= Socially disadvantaged farmers and ranchers =

Agriculturalists who have faced systemic racial, ethnic or gender prejudice

Socially disadvantaged farmers and ranchers in the United States are individuals engaged in agriculture who belong to groups that have historically faced racial or ethnic prejudice, impacting their ability to acquire land, secure financing, and access agricultural programs. The United States Department of Agriculture defines a socially disadvantaged group as one whose members have been subjected to racial or ethnic prejudice without regard to their individual qualities.

In 2021 the definition garnered renewed attention due to the American Rescue Plan.

== Definition ==
Section 2501(e)(2) of the Food, Agriculture, Conservation, and Trade Act of 1990 defines a socially disadvantaged farmer or rancher as a member of a socially disadvantaged group. The United States Department of Agriculture identifies these groups to include, but not be limited to, African Americans, American Indians, Alaskan Natives, Asians, Hispanics, and Pacific Islanders. For the purposes of loan eligibility, section 355(e) of the Con Act adds gender to the definition of a socially disadvantaged group.

== Demographics ==
Data from the 2017 census of agriculture indicates that women, considered socially disadvantaged under certain Department of Agriculture definitions, operated 55.8% of farms and accounted for 29.1% of principal producers.

== Challenges ==
Socially disadvantaged farmers and ranchers often encounter significant obstacles, including limited access to credit, technical assistance, and markets. Historical discrimination has led to a substantial loss in the number of socially disadvantaged producers, reduced the amount of farmland they control, and contributed to a cycle of debt exacerbated during the COVID-19 pandemic.

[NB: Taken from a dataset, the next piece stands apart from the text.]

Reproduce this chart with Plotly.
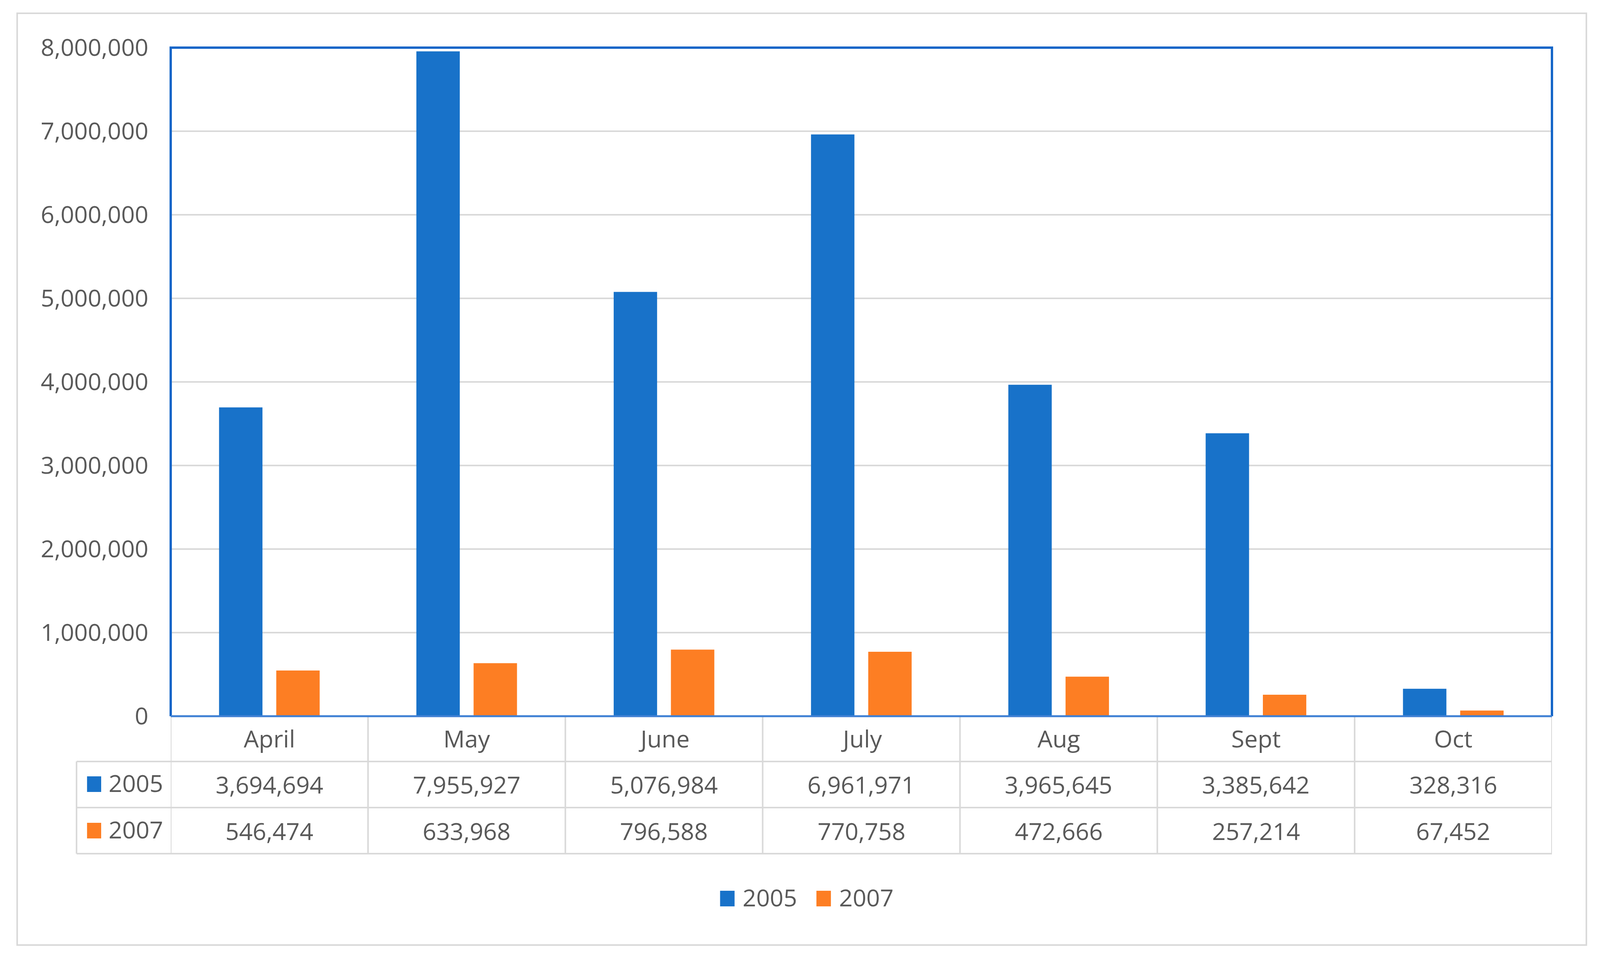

== United States Department of Agriculture initiatives ==
To address these disparities, the Department of Agriculture has implemented programs aimed at supporting socially disadvantaged farmers and ranchers:

- Outreach and Assistance for Socially Disadvantaged Farmers and Ranchers and Veteran Farmers and Ranchers Program (2501 Program) — Established in 1990, this program provides grants to organizations that assist socially disadvantaged farmers and ranchers in owning and operating farms and in participating in Department of Agriculture programs.
- American Rescue Plan Act of 2021 — This legislation allocated $4 billion for debt relief to socially disadvantaged farmers and an additional $1 billion to improve land access, address heirs’ property issues, and support historically underserved farmers.